[EXERCISE INPUTS]

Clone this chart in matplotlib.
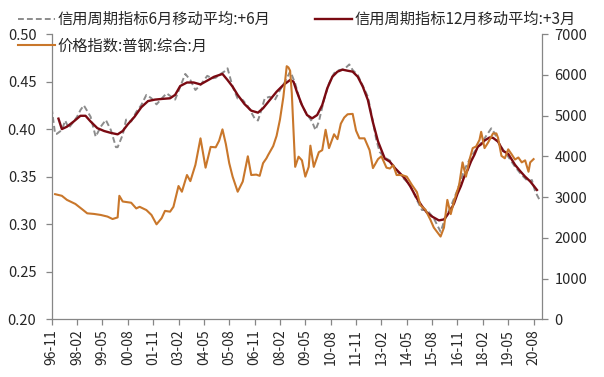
import matplotlib
matplotlib.use('Agg')
import matplotlib.pyplot as plt
import pandas as pd

plt.rcParams['font.family'] = ['Noto Sans CJK SC', 'DejaVu Sans']

# categories: months from 1996-11 to 2021-01 (x index 0 = 1996-11)
months = pd.period_range('1996-11', '2021-01', freq='M')
month_labels = [p.strftime('%y-%m') for p in months]

# 信用周期指标6月移动平均:+6月 (left axis)
credit6_idx = [0, 2, 3, 6, 8, 10, 13, 15, 17, 19, 23, 26, 29, 32, 35, 38, 39, 42, 44, 47,
               50, 53, 56, 59, 62, 66, 68, 73, 76, 79, 82, 85, 88, 92, 95, 97, 99, 102, 104, 107,
               110, 113, 116, 120, 122, 124, 126, 129, 132, 135, 138, 141, 142, 144, 147, 150, 154, 156, 158, 161,
               164, 167, 170, 173, 176, 178, 181, 184, 187, 190, 192, 194, 197, 200, 203, 208, 212, 216, 219, 222,
               226, 230, 232, 236, 240, 244, 248, 252, 256, 260, 262, 265, 270, 274, 278, 282, 284, 286, 289]
credit6_val = [0.422, 0.395, 0.395, 0.399, 0.409, 0.401, 0.408, 0.413, 0.420, 0.425, 0.413, 0.392, 0.4025, 0.4096, 0.399, 0.381, 0.381, 0.394, 0.410, 0.408,
               0.418, 0.4253, 0.436, 0.4324, 0.426, 0.434, 0.4376, 0.431, 0.4446, 0.458, 0.4516, 0.4411, 0.4464, 0.456, 0.4534, 0.454, 0.457, 0.4604, 0.4639, 0.4446,
               0.432, 0.4306, 0.424, 0.4113, 0.409, 0.420, 0.4324, 0.434, 0.4306, 0.441, 0.4499, 0.4604, 0.457, 0.448, 0.4288, 0.4183, 0.4078, 0.399, 0.4078, 0.4306,
               0.448, 0.4587, 0.4621, 0.4629, 0.468, 0.4621, 0.4569, 0.4455, 0.434, 0.4078, 0.3885, 0.376, 0.370, 0.367, 0.3588, 0.3483, 0.3412, 0.3254, 0.3149, 0.3149,
               0.3062, 0.292, 0.3026, 0.3184, 0.336, 0.357, 0.371, 0.381, 0.3903, 0.4008, 0.3956, 0.3833, 0.371, 0.3605, 0.3517, 0.3447, 0.3465, 0.3342, 0.324]

# 信用周期指标12月移动平均:+3月 (left axis)
credit12_idx = [4, 6, 9, 13, 17, 20, 23, 27, 31, 35, 39, 42, 45, 49, 53, 57, 61, 65, 70, 73,
                76, 80, 84, 88, 92, 96, 101, 104, 107, 110, 114, 118, 122, 125, 129, 133, 137, 141, 143, 145,
                148, 151, 154, 157, 160, 163, 166, 169, 172, 175, 178, 181, 184, 187, 190, 193, 195, 197, 200, 203,
                206, 209, 212, 216, 219, 222, 225, 229, 232, 234, 236, 238, 240, 242, 244, 246, 248, 250, 252, 254,
                256, 259, 261, 264, 267, 270, 274, 277, 280, 283, 287]
credit12_val = [0.411, 0.400, 0.4025, 0.408, 0.414, 0.414, 0.408, 0.401, 0.398, 0.396, 0.3945, 0.398, 0.405, 0.413, 0.423, 0.4295, 0.431, 0.4317, 0.4324, 0.436,
                0.4453, 0.449, 0.449, 0.447, 0.451, 0.455, 0.458, 0.4516, 0.4446, 0.4359, 0.4264, 0.4194, 0.4173, 0.4219, 0.4306, 0.4393, 0.4464, 0.4516, 0.4499, 0.4393,
                0.4253, 0.4148, 0.4113, 0.4148, 0.4253, 0.443, 0.4551, 0.4604, 0.4625, 0.4614, 0.4604, 0.4551, 0.4446, 0.4306, 0.407, 0.387, 0.378, 0.369, 0.3657, 0.359,
                0.3535, 0.348, 0.340, 0.327, 0.319, 0.312, 0.308, 0.304, 0.305, 0.3097, 0.3149, 0.322, 0.332, 0.340, 0.350, 0.357, 0.366, 0.373, 0.3815, 0.384,
                0.388, 0.3912, 0.3908, 0.3868, 0.377, 0.374, 0.3625, 0.356, 0.350, 0.345, 0.336]

# 价格指数:普钢:综合:月 (right axis)
steel_idx = [2, 6, 9, 14, 18, 21, 25, 29, 33, 36, 39, 40, 42, 47, 50, 52, 56, 59, 62, 65,
             67, 70, 72, 75, 77, 80, 82, 85, 88, 91, 94, 97, 99, 101, 103, 105, 107, 110, 113, 116,
             118, 121, 123, 125, 127, 128, 131, 133, 135, 137, 139, 140, 141, 142, 144, 146, 148, 150, 152, 153,
             155, 158, 160, 162, 164, 167, 169, 171, 173, 175, 178, 180, 182, 185, 188, 190, 193, 195, 198, 200,
             202, 204, 207, 210, 213, 216, 218, 221, 224, 226, 230, 232, 234, 236, 238, 241, 243, 245, 247, 249,
             251, 253, 254, 256, 258, 261, 263, 264, 266, 268, 270, 272, 274, 276, 278, 280, 282, 283, 285]
steel_val = [3070, 3030, 2930, 2830, 2700, 2600, 2585, 2560, 2520, 2460, 2500, 3030, 2890, 2860, 2720, 2760, 2680, 2560, 2330, 2480,
             2660, 2640, 2760, 3270, 3130, 3540, 3390, 3790, 4440, 3720, 4230, 4220, 4380, 4660, 4300, 3830, 3500, 3130, 3380, 4000,
             3540, 3550, 3520, 3830, 3950, 4030, 4250, 4500, 4900, 5450, 6210, 6180, 6100, 5550, 3740, 3990, 3900, 3500, 3740, 4260,
             3740, 4100, 4150, 4650, 4200, 4540, 4420, 4800, 4950, 5030, 5040, 4630, 4440, 4440, 4150, 3710, 3930, 4000, 3720, 3700,
             3780, 3540, 3540, 3500, 3300, 3120, 2800, 2690, 2440, 2250, 2030, 2250, 2930, 2580, 2900, 3300, 3850, 3500, 3900, 4200,
             4240, 4400, 4600, 4200, 4330, 4560, 4560, 4450, 4010, 3950, 4170, 4050, 3920, 3970, 3850, 3900, 3620, 3850, 3930]

axis_grey = '#868686'
text_col = '#262626'

fig = plt.figure(figsize=(6.04, 3.77), dpi=100)
ax = fig.add_axes([0.0856, 0.1531, 0.8118, 0.7567])
ax2 = ax.twinx()

l1, = ax.plot(credit6_idx, credit6_val, color='#8c8c8c', lw=1.4, ls=(0, (3, 1.6)))
l2, = ax.plot(credit12_idx, credit12_val, color='#7a0a12', lw=1.7)
l3, = ax2.plot(steel_idx, steel_val, color='#c9772b', lw=1.5)

ax.set_xlim(0, len(months) - 1)
ax.set_ylim(0.20, 0.50)
ax.set_yticks([0.20, 0.25, 0.30, 0.35, 0.40, 0.45, 0.50])
ax.set_yticklabels(['%.2f' % v for v in ax.get_yticks()])
ax2.set_ylim(0, 7000)
ax2.set_yticks(range(0, 7001, 1000))

xt = list(range(0, len(months), 15))
ax.set_xticks(xt)
ax.set_xticklabels([month_labels[i] for i in xt], rotation=90)

for a in (ax, ax2):
    for s in a.spines.values():
        s.set_color(axis_grey)
        s.set_linewidth(0.9)
    a.spines['top'].set_visible(False)
ax.spines['right'].set_visible(False)
ax2.spines['left'].set_visible(False)
ax2.spines['bottom'].set_visible(False)

ax.tick_params(axis='y', direction='out', length=4, width=0.9, color=axis_grey,
               labelsize=10.5, labelcolor=text_col, pad=7)
ax.tick_params(axis='x', direction='out', length=4, width=0.9, color=axis_grey,
               labelsize=10, labelcolor=text_col, pad=3)
ax2.tick_params(axis='y', direction='out', length=4, width=0.9, color=axis_grey,
                labelsize=10.5, labelcolor=text_col, pad=5)

fig.legend([l1, l3, l2],
           ['信用周期指标6月移动平均:+6月', '价格指数:普钢:综合:月', '信用周期指标12月移动平均:+3月'],
           ncol=2, loc='upper left', bbox_to_anchor=(18 / 604, 1 - 11 / 377),
           frameon=False, fontsize=11, handlelength=2.4, handletextpad=0.2,
           columnspacing=2.9, labelspacing=0.62, borderpad=0, borderaxespad=0,
           labelcolor=text_col)

fig.savefig('out.png', dpi=100, facecolor='white')
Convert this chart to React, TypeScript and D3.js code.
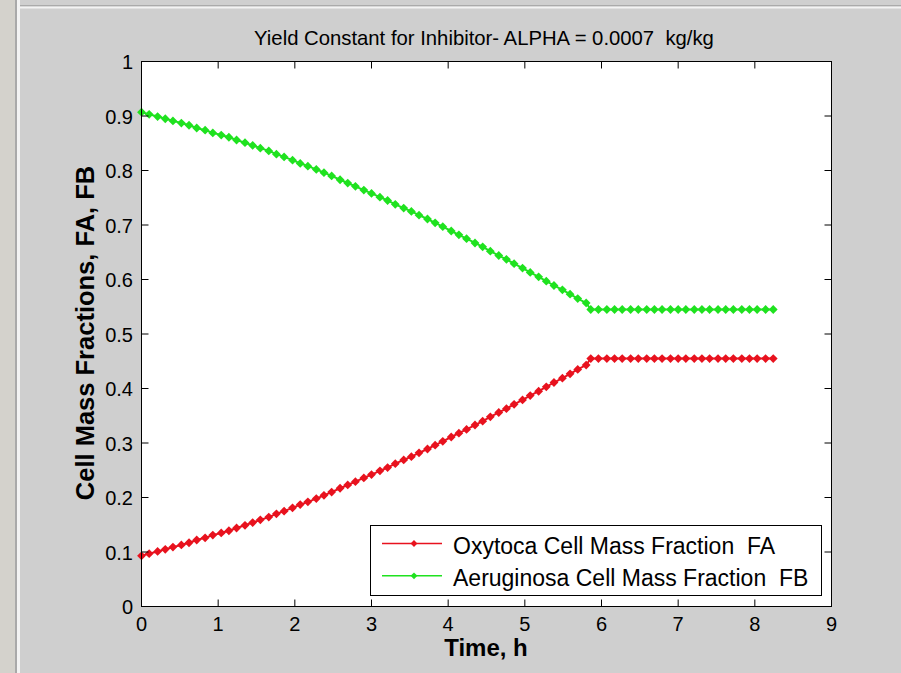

[THE TASK]
Reproduce, word for word, every line from the start of the records down to and including the line with "month_labels = [p.strftime('%y-%m')"; skip the pictures.

[WORKED ANSWER]
Clone this chart in matplotlib.
import matplotlib
matplotlib.use('Agg')
import matplotlib.pyplot as plt
import pandas as pd

plt.rcParams['font.family'] = ['Noto Sans CJK SC', 'DejaVu Sans']

# categories: months from 1996-11 to 2021-01 (x index 0 = 1996-11)
months = pd.period_range('1996-11', '2021-01', freq='M')
month_labels = [p.strftime('%y-%m') for p in months]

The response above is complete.